Никто об этом не говорит. Молчат. Я спросил у жильцов домика при входе на кладбище. Возможно, бывшие сторожа. «Не знаем, не знаем... Ничего не знаем...» И глаза в сторону.
Я задаю себе вопрос. В сотый, тысячный раз. Кто они? Кто разрешил? Кто дал указание? Кто исполнил? И сколько их было? И когда они это совершили? И откуда эта лютая злоба, ненависть, хамство? Или, наоборот, — спокойный, хладнокровный расчёт: сегодня — отсюда досюда, завтра — отсюда до того вот памятника, к 20-му чтоб было закончено...
И все это во второй половине XX века, в славном городе Киеве, на глазах у всех...
Я побывал там сейчас. Перед самым отъездом. Через пятнадцать лет... Заросло кустарником. Поверженные памятники куда-то вывезены. Но не все. То тут, то там белеют среди бурьяна и зарослей недобитые пьедесталы, ступени, обломки мрамора и лабрадора.
И бульдозеры. Скрежеща и урча, пробивают на месте главной аллеи куда-то дорогу... Людей нету. Пусто. Мертво... И страшно[648].
Еще одно свидетельство о кладбищенской ситуации летом 1961 года — от Алексея Симонова. Уверен, что именно она, эта «ситуация», а не пылящие
грузовики с мусором поставили Евтушенко в положение, когда не написать свою поэму он уже не мог:
В Бабий Яр мы поехали в будний день, ближе к вечеру... Причем поехали на машине — вроде как на экскурсию в уже намоленное местной интеллигенцией место, куда они по возможности привозили каждого приехавшего. Место это — на дальнем берегу оврага, не на том, где происходили расстрелы, а на противоположном, высоком и обрывистом, где еще с довоенных времен сохранилось еврейское кладбище. Здесь в войну размещалась немецкая зенитная батарея, для подходов к которой были методично снесены два ряда памятников, слева и справа от центральной аллеи, ведущей от входа к самому обрыву.
Это подтверждается первой же строфой его стиха:
Над Бабьим Яром памятников нет Крутой обрыв, как грубое надгробье...
Только отсюда, глядя с этой, доминирующей над местностью, стороны и никак иначе. А все дальнейшее возникло не в связи с почти идиллической картинкой, с этого обрыва открывающейся, а с тем невыносимым чувством позора, которое громоздилось за твоими плечами, обращенными к кладбищу. Я соврал, когда употребил слово «сохранилось». На этом погосте не было ни одного целого памятника. Ни одного! Ни одной целой фарфоровой фотографии, ни одной неиспохабленной эпитафии, — матерные визги, неспешно выбитые подручным инструментом на теле лежащих памятников. «Бей жидов» — на стенах склепов и усыпальниц.
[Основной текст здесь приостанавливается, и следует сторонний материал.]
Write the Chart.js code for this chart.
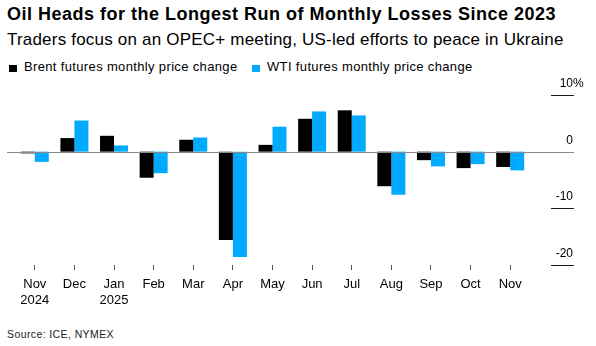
<!DOCTYPE html>
<html>
<head>
<meta charset="utf-8">
<script src="https://cdn.jsdelivr.net/npm/chart.js@4"></script>
<style>
	html, body { margin: 0; padding: 0; background: #fff; }
	body { width: 596px; height: 346px; position: relative; overflow: hidden; font-family: 'Liberation Sans', Arial, sans-serif; color: #000; }
	.txt { position: absolute; left: 7px; white-space: nowrap; line-height: 1; }
	.title { top: 5px; font-size: 18px; font-weight: bold; letter-spacing: 0.5px; }
	.subtitle { top: 31px; font-size: 17px; letter-spacing: 0.2px; }
	.legend { top: 60px; font-size: 13px; left: 9px; letter-spacing: 0.35px; }
	.legendItem { position: absolute; top: 0; }
	.legendSquare { position: absolute; top: 5px; width: 8px; height: 7px; }
	.source { top: 329px; font-size: 10.5px; color: #222; letter-spacing: 0.4px; }
	#chart { position: absolute; left: 0; top: 0; }
</style>
</head>
<body>
<div class="txt title">Oil Heads for the Longest Run of Monthly Losses Since 2023</div>
<div class="txt subtitle">Traders focus on an OPEC+ meeting, US-led efforts to peace in Ukraine</div>
<div class="txt legend" id="legend"></div>
<div class="txt source">Source: ICE, NYMEX</div>
<canvas id="chart" width="596" height="346"></canvas>
<script>
// monthly labels, second line marks the year change
const months = [['Nov', '2024'], 'Dec', ['Jan', '2025'], 'Feb', 'Mar', 'Apr', 'May', 'Jun', 'Jul', 'Aug', 'Sep', 'Oct', 'Nov'];

// monthly price change, %
const brentChange = [-0.3, 2.4, 2.8, -4.6, 2.1, -15.6, 1.2, 5.8, 7.3, -6.1, -1.5, -2.9, -2.7];
const wtiChange = [-1.8, 5.5, 1.1, -3.8, 2.5, -18.6, 4.4, 7.1, 6.4, -7.6, -2.6, -2.2, -3.3];

const yTicks = [10, 0, -10, -20];

const seriesNames = ['Brent futures monthly price change', 'WTI futures monthly price change'];
const seriesColors = ['#000000', '#00aaff'];

// legend in html, left aligned above the chart
let legendEl = document.getElementById('legend');
let legendOffsets = [0, 243];
seriesNames.forEach((name, idx) => {
	let item = document.createElement('div');
	item.className = 'legendItem';
	item.style.left = legendOffsets[idx] + 'px';
	item.innerHTML = `<span class='legendSquare' style='background: ${seriesColors[idx]}'></span><span style='padding-left: 15px'>${name}</span>`;
	legendEl.appendChild(item);
});

// zero line across the chart + short right-side ticks with labels
let rightAxis = {
	id: 'rightAxis',
	afterDatasetsDraw (chart) {
		let { ctx, chartArea, scales: { y } } = chart;
		let x1 = chartArea.right + 21;
		let x2 = chartArea.right + 44;
		ctx.save();
		ctx.font = '12px "Liberation Sans", Arial, sans-serif';
		ctx.textBaseline = 'alphabetic';
		yTicks.forEach((val) => {
			let py = Math.round(y.getPixelForValue(val)) + 0.5;
			ctx.beginPath();
			if (val === 0) {
				ctx.moveTo(7, py);
				ctx.strokeStyle = '#8a8a8a';
			} else {
				ctx.moveTo(x1, py);
				ctx.strokeStyle = '#1a1a1a';
			}
			ctx.lineTo(x2, py);
			ctx.lineWidth = 1;
			ctx.stroke();

			ctx.fillStyle = '#000';
			ctx.textAlign = 'right';
			ctx.fillText(String(val), x2 - 1, py - 8.5);
			if (val === yTicks[0]) {
				ctx.textAlign = 'left';
				ctx.fillText('%', x2 - 1, py - 8.5);
			}
		});
		ctx.restore();
	},
};

new Chart(document.getElementById('chart'), {
	type: 'bar',
	data: {
		labels: months,
		datasets: [
			{ label: seriesNames[0], data: brentChange, backgroundColor: seriesColors[0] },
			{ label: seriesNames[1], data: wtiChange, backgroundColor: seriesColors[1] },
		],
	},
	options: {
		responsive: false,
		animation: false,
		devicePixelRatio: 1,
		categoryPercentage: 0.707,
		barPercentage: 1,
		layout: {
			padding: { left: 15, right: 66, top: 95, bottom: 0 },
		},
		plugins: {
			legend: { display: false },
			tooltip: { enabled: false },
		},
		scales: {
			x: {
				grid: {
					offset: false,
					drawOnChartArea: false,
					drawTicks: true,
					tickLength: 5,
					color: '#555',
				},
				border: { display: false },
				ticks: {
					color: '#000',
					padding: 7,
					maxRotation: 0,
					autoSkip: false,
					font: { family: '"Liberation Sans", Arial, sans-serif', size: 13, lineHeight: 1.2 },
				},
				afterFit (scale) {
					scale.height = 81;
				},
			},
			y: {
				display: false,
				min: -20,
				max: 10,
			},
		},
	},
	plugins: [rightAxis],
});
</script>
</body>
</html>
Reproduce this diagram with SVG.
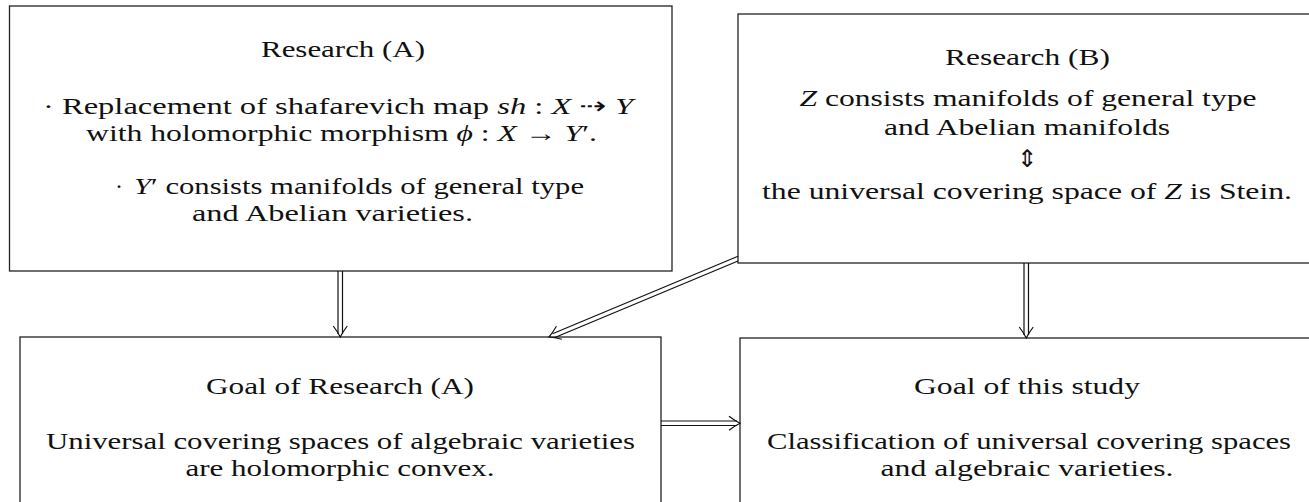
<svg xmlns="http://www.w3.org/2000/svg" width="1309" height="502" viewBox="0 0 1309 502">
<style>
.box{fill:#fff;stroke:#222;stroke-width:1.3}
.t{font-family:"Liberation Serif","Times New Roman",serif;font-size:24px;fill:#111}
.m{font-style:italic}
.sym{font-family:"DejaVu Sans",sans-serif;font-style:normal}
.ln{stroke:#111;stroke-width:1.2;fill:none}
.hd{stroke:#111;stroke-width:1.2;fill:none}
</style>
<defs>
<path id="head" d="M-11,-7 Q-5,-2.5 0,0 Q-5,2.5 -11,7"/>
</defs>
<rect width="1309" height="502" fill="#fff"/>
<g id="researchA">
<rect class="box" x="9.5" y="6" width="662.5" height="265"/>
<text class="t" x="343" y="57" text-anchor="middle" textLength="164" lengthAdjust="spacingAndGlyphs">Research (A)</text>
<text class="t" x="43" y="114" textLength="590" lengthAdjust="spacingAndGlyphs">· Replacement of shafarevich map <tspan class="m">sh</tspan> : <tspan class="m">X</tspan> <tspan class="sym">⇢</tspan> <tspan class="m">Y</tspan></text>
<text class="t" x="86" y="141" textLength="511" lengthAdjust="spacingAndGlyphs">with holomorphic morphism <tspan class="m">ϕ</tspan> : <tspan class="m">X</tspan> → <tspan class="m">Y</tspan>′.</text>
<text class="t" x="115" y="194">·</text>
<text class="t" x="134" y="194" textLength="450" lengthAdjust="spacingAndGlyphs"><tspan class="m">Y</tspan>′ consists manifolds of general type</text>
<text class="t" x="192" y="221" textLength="281" lengthAdjust="spacingAndGlyphs">and Abelian varieties.</text>
</g>
<g id="researchB">
<rect class="box" x="738" y="14" width="600" height="249"/>
<text class="t" x="1027.5" y="65" text-anchor="middle" textLength="165" lengthAdjust="spacingAndGlyphs">Research (B)</text>
<text class="t" x="1028" y="106" text-anchor="middle" textLength="457" lengthAdjust="spacingAndGlyphs"><tspan class="m">Z</tspan> consists manifolds of general type</text>
<text class="t" x="1027" y="135" text-anchor="middle" textLength="286" lengthAdjust="spacingAndGlyphs">and Abelian manifolds</text>
<text class="t sym" x="1027" y="167" text-anchor="middle" font-size="24">⇕</text>
<text class="t" x="1027" y="199" text-anchor="middle" textLength="530" lengthAdjust="spacingAndGlyphs">the universal covering space of <tspan class="m">Z</tspan> is Stein.</text>
</g>
<g id="goalA">
<rect class="box" x="20" y="337" width="641" height="200"/>
<text class="t" x="340" y="394" text-anchor="middle" textLength="268" lengthAdjust="spacingAndGlyphs">Goal of Research (A)</text>
<text class="t" x="340.5" y="449" text-anchor="middle" textLength="589" lengthAdjust="spacingAndGlyphs">Universal covering spaces of algebraic varieties</text>
<text class="t" x="340" y="476" text-anchor="middle" textLength="309" lengthAdjust="spacingAndGlyphs">are holomorphic convex.</text>
</g>
<g id="goalStudy">
<rect class="box" x="740" y="338" width="600" height="200"/>
<text class="t" x="1027" y="394" text-anchor="middle" textLength="226" lengthAdjust="spacingAndGlyphs">Goal of this study</text>
<text class="t" x="1029" y="449" text-anchor="middle" textLength="524" lengthAdjust="spacingAndGlyphs">Classification of universal covering spaces</text>
<text class="t" x="1027" y="476" text-anchor="middle" textLength="293" lengthAdjust="spacingAndGlyphs">and algebraic varieties.</text>
</g>
<g id="connectors">
<line class="ln" x1="338" y1="271" x2="338" y2="334"/>
<line class="ln" x1="342.5" y1="271" x2="342.5" y2="334"/>
<use href="#head" class="hd" transform="translate(340.25,337) rotate(90)"/>
<line class="ln" x1="738" y1="256.3" x2="552.5" y2="333.7"/>
<line class="ln" x1="738" y1="261" x2="554.3" y2="337.7"/>
<use href="#head" class="hd" transform="translate(549,337) rotate(157.3)"/>
<line class="ln" x1="1024" y1="263" x2="1024" y2="335"/>
<line class="ln" x1="1028.5" y1="263" x2="1028.5" y2="335"/>
<use href="#head" class="hd" transform="translate(1026.25,338) rotate(90)"/>
<line class="ln" x1="661" y1="421" x2="737" y2="421"/>
<line class="ln" x1="661" y1="425.5" x2="737" y2="425.5"/>
<use href="#head" class="hd" transform="translate(740,423.25)"/>
</g>
</svg>
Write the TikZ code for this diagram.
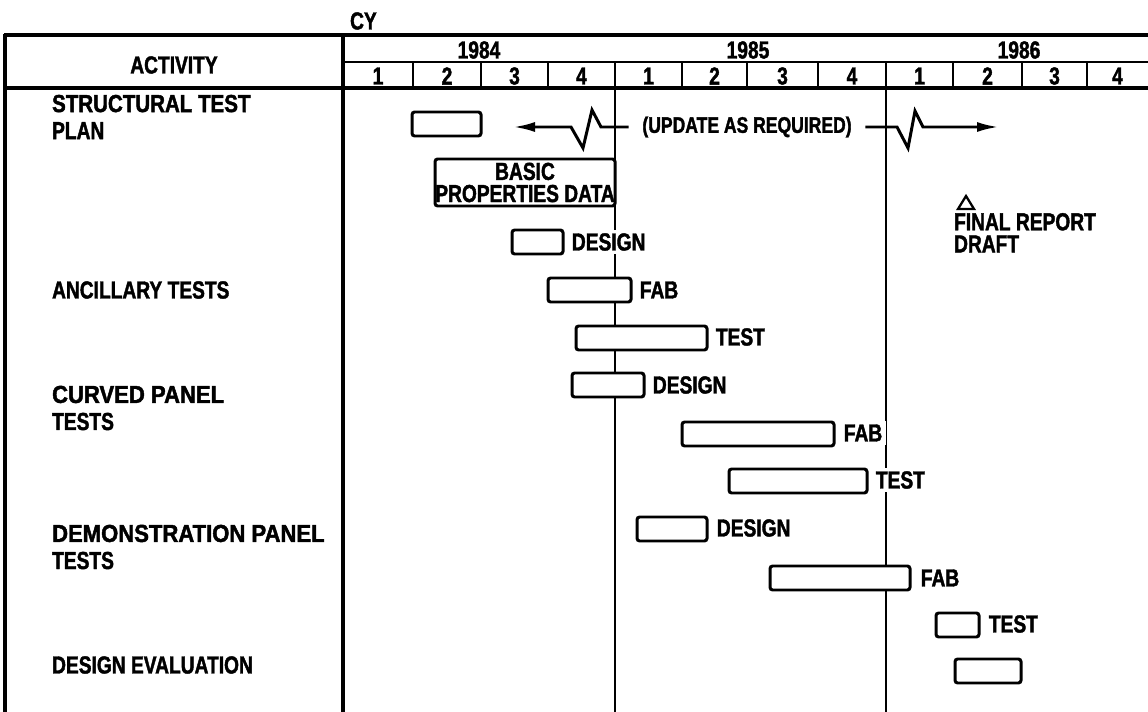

И, самое страшное и подлое в своей беспомощности, — сброшенные навзничь еврейские памятники-деревья с обрубленными бетонными сучьями, под которые, чтобы хоть место сохранить, подведены родственниками цементные подушки.
Только испытав шок от этого шабаша, можно воскликнуть: «Для всех антисемитов я — еврей!» — потому что, глядя перед собой, сказалось бы: «Для всех фашистов, для их приспешников». Словом, каким-то образом, отделяясь от современности и отзываясь на память, а тут — никакой памяти — прямое ощущение ужаса, позора и ненависти. И желание что-то сделать. Вот он и сделал: написал «Бабий Яр»[649].